Acho que isso acontece, é normal o torcedor brasileiro ter identificação grande com seu clube. Mas alguma hora você tem o seu reconhecimento e hoje todo mundo sabe quem é o Fabinho, minha maneira de jogar. Isso vem naturalmente, às vezes tarda um pouco ter um pouco mais de atenção, mas nunca foi um problema para mim, sempre fiz o meu trabalho

E sua afirmação na carreira

Carl Recine/Action Images via Reuters

Já ganhou tudo. E agora?

Fabinho diz que, desde a pré-temporada, os jogadores do Liverpool são bombardeados pelo técnico Jurgen Klopp com informações e cobranças para não se acomodarem depois de um ciclo tão grande de títulos. "Estamos na história do clube, mas não podemos parar por aí, seria pouco para a qualidade do nosso grupo. Ele tenta nos empurrar nos treinos, manda esquecer o que as pessoas disseram, que somos os melhores."
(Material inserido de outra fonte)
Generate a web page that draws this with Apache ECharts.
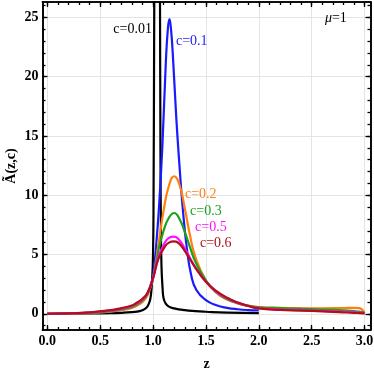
<!DOCTYPE html>
<html><head><meta charset="utf-8">
<script src="https://cdn.jsdelivr.net/npm/echarts@6/dist/echarts.min.js"></script>
<style>html,body{margin:0;padding:0;background:#fff}#c{width:374px;height:368px}</style>
</head><body><div id="c"></div>
<script>
// ---- data ----
const zBlack = [0,0.2,0.4,0.6,0.7,0.8,0.85,0.88,0.9,0.93,0.95,0.97,0.98,0.99,1.0,1.005,1.01,1.02,1.03,1.04,1.05,1.06,1.066,1.07,1.075,1.08,1.09,1.1,1.12,1.15,1.2,1.3,1.4,1.5,1.7,2.0];
const vBlack = [0,0.01,0.02,0.05,0.08,0.13,0.18,0.24,0.3,0.45,0.65,1.1,1.6,2.6,5,10,22,45,60,62,55,35,26,14,7,4,2.2,1.3,0.85,0.6,0.45,0.3,0.22,0.17,0.1,0.05];

const zBlue = [0,0.2,0.4,0.6,0.7,0.8,0.85,0.9,0.95,0.98,1.0,1.03,1.06,1.09,1.12,1.14,1.155,1.17,1.19,1.22,1.25,1.28,1.32,1.36,1.41,1.5,1.6,1.7,1.8,1.9,2.0];
const vBlue = [0,0.03,0.08,0.2,0.32,0.55,0.75,1.05,1.8,2.5,3.2,5.8,9.5,14.5,21.0,24.0,24.85,24.0,21.4,16.5,12.5,9.0,5.5,3.3,2.0,1.15,0.72,0.5,0.38,0.31,0.28];

const zWide = [0,0.2,0.4,0.6,0.7,0.8,0.85,0.9,0.95,1.0,1.05,1.1,1.15,1.2,1.25,1.3,1.35,1.4,1.5,1.6,1.7,1.8,1.9,2.0,2.2,2.4,2.6,2.8,2.9,2.95,3.0];
const vOrange  = [0,0.015,0.06,0.18,0.3,0.5,0.7,1.0,1.6,3.0,5.8,8.7,10.8,11.6,10.9,8.9,6.6,4.8,2.8,1.75,1.2,0.88,0.68,0.56,0.5,0.47,0.46,0.48,0.5,0.48,0.05];
const vGreen   = [0,0.02,0.08,0.22,0.36,0.58,0.8,1.12,1.7,3.0,5.3,7.0,8.1,8.5,8.0,6.9,5.6,4.4,2.8,1.8,1.25,0.9,0.68,0.55,0.47,0.42,0.36,0.28,0.22,0.18,0.1];
const vMagenta = [0,0.02,0.1,0.27,0.42,0.65,0.88,1.2,1.75,3.0,4.8,5.8,6.4,6.5,6.2,5.5,4.7,3.9,2.7,1.85,1.3,0.92,0.65,0.47,0.36,0.3,0.24,0.17,0.13,0.1,0.03];
const vRed     = [0,0.03,0.12,0.3,0.48,0.7,0.95,1.26,1.8,3.0,4.6,5.5,6.0,6.1,5.9,5.3,4.6,3.9,2.7,1.9,1.35,0.95,0.65,0.45,0.33,0.27,0.2,0.12,0.08,0.05,0.02];

const xMajor = [0,0.5,1,1.5,2,2.5,3];
const yMajor = [0,5,10,15,20,25];
const xMinor = []; for (let i = 0; i <= 30; i++) xMinor.push(+(i/10).toFixed(1));
const yMinor = []; for (let i = -1; i <= 26; i++) yMinor.push(i);

const seriesNames = ['c=0.01','c=0.1','c=0.2','c=0.3','c=0.5','c=0.6'];
const seriesColors = ['#000000','#1a1aff','#ff8010','#1ea01e','#ff10ff','#b0101a'];
const yTitle = 'Ã(z,c)';
const xTitle = 'z';

const annotations = [
  {text:'c=0.01', at:[0.99,24.0], align:'right', color:'#000'},
  {text:'c=0.1',  at:[1.217,23.0], align:'left', color:'#1a1aff'},
  {text:'{i|μ}=1', at:[2.625,24.96], align:'left', color:'#000'},
  {text:'c=0.2',  at:[1.302,10.1], align:'left', color:'#ff8010'},
  {text:'c=0.3',  at:[1.35,8.67], align:'left', color:'#1ea01e'},
  {text:'c=0.5',  at:[1.397,7.32], align:'left', color:'#ff10ff'},
  {text:'c=0.6',  at:[1.444,5.97], align:'left', color:'#b0101a'}
];
// ---------------------------------------

const XMIN = -0.045, XMAX = 3.056, YMIN = -1.37, YMAX = 26.3;
const serif = '"Liberation Serif","DejaVu Serif",serif';
const fmt1 = v => v.toFixed(1);

function pairs(z, v){ return z.map((x,i)=>[x, v[i]]); }
const dataSets = [pairs(zBlack,vBlack), pairs(zBlue,vBlue), pairs(zWide,vOrange), pairs(zWide,vGreen), pairs(zWide,vMagenta), pairs(zWide,vRed)];

function xAx(pos, major, showLabel, extra){
  return Object.assign({
    type:'value', min:XMIN, max:XMAX, position:pos,
    axisLine:{show:true, onZero:false, lineStyle:{color:'#000', width:1.6}},
    axisTick:{show:true, inside:true, length: major?5:3, customValues: major?xMajor:xMinor, lineStyle:{color:'#000', width:1.3}},
    axisLabel:{show:showLabel, customValues:xMajor, formatter:fmt1, fontFamily:serif, fontWeight:'bold', fontSize:14, color:'#000', margin:4},
    splitLine:{show:false}
  }, extra||{});
}
function yAx(pos, major, showLabel, extra){
  return Object.assign({
    type:'value', min:YMIN, max:YMAX, position:pos,
    axisLine:{show:true, onZero:false, lineStyle:{color:'#000', width:1.6}},
    axisTick:{show:true, inside:true, length: major?5:3, customValues: major?yMajor:yMinor, lineStyle:{color:'#000', width:1.3}},
    axisLabel:{show:showLabel, customValues:yMajor, fontFamily:serif, fontWeight:'bold', fontSize:14, color:'#000', margin:4},
    splitLine:{show:false}
  }, extra||{});
}

const chart = echarts.init(document.getElementById('c'), null, {renderer:'canvas'});
chart.setOption({
  animation:false,
  backgroundColor:'#fff',
  grid:{left:42.5, right:3.5, top:2, bottom:38, containLabel:false, outerBoundsMode:'none'},
  xAxis:[
    xAx('bottom', true, true, {name:xTitle, nameLocation:'middle', nameGap:27, nameTextStyle:{fontFamily:serif, fontWeight:'bold', fontSize:14, color:'#000'},
      splitLine:{show:true, lineStyle:{color:'#e4e4e4', width:1}}}),
    xAx('bottom', false, false),
    xAx('top', true, false),
    xAx('top', false, false)
  ],
  yAxis:[
    yAx('left', true, true, {splitLine:{show:true, lineStyle:{color:'#e4e4e4', width:1}}}),
    yAx('left', false, false),
    yAx('right', true, false),
    yAx('right', false, false)
  ],
  series: dataSets.map((d,i)=>({
    type:'line', name:seriesNames[i], data:d, xAxisIndex:0, yAxisIndex:0,
    showSymbol:false, smooth:0.5, clip:true,
    lineStyle:{color:seriesColors[i], width:2.2}, z:2+i
  }))
});

const g = annotations.map(a=>{
  const p = chart.convertToPixel({gridIndex:0}, a.at);
  return {type:'text', x:p[0], y:p[1], z:100,
    style:{text:a.text, fill:a.color, font:'14px '+serif, align:a.align, verticalAlign:'middle',
      rich:{i:{fontStyle:'italic', fontFamily:serif, fontSize:14, fill:a.color}}}};
});
g.push({type:'text', x:11, y:166, rotation:Math.PI/2, z:100,
  style:{text:yTitle, fill:'#000', font:'bold 14px '+serif, align:'center', verticalAlign:'middle'}});
chart.setOption({graphic:g});
</script></body></html>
Os novos reforços, segundo o volante, adicionam competitividade e ânimo ao grupo. Um deles é Thiago Alcântara, filho do tetracampeão Mazinho, mas que defende a seleção da Espanha.

Mas acima de tudo, é uma cobrança individual. Afinal, como um jogador que atingiu um nível tão alto aos 26 anos planeja a carreira? O primeiro passo é ampliar o contrato válido até 2022: "Tenho esse e mais dois anos de contrato, pretendo cumprir esses três anos e logo ver se tem uma renovação ou não. Mas meu foco hoje é no Liverpool e estou muito feliz aqui."

"Estou em uma liga que é muito boa de jogar, muito competitiva, quando você joga aqui não tem vontade de sair. O Liverpool tem crescido muito nos últimos anos, temos uma equipe forte que tem tudo para seguir assim e o que estamos conquistando com esse grupo tem entrado na história. Podemos entrar cada vez mais e quero fazer parte disso."

Pilar do Liverpool, mas em busca de afirmação na seleção. Como disse Klopp, não dá para parar por aí.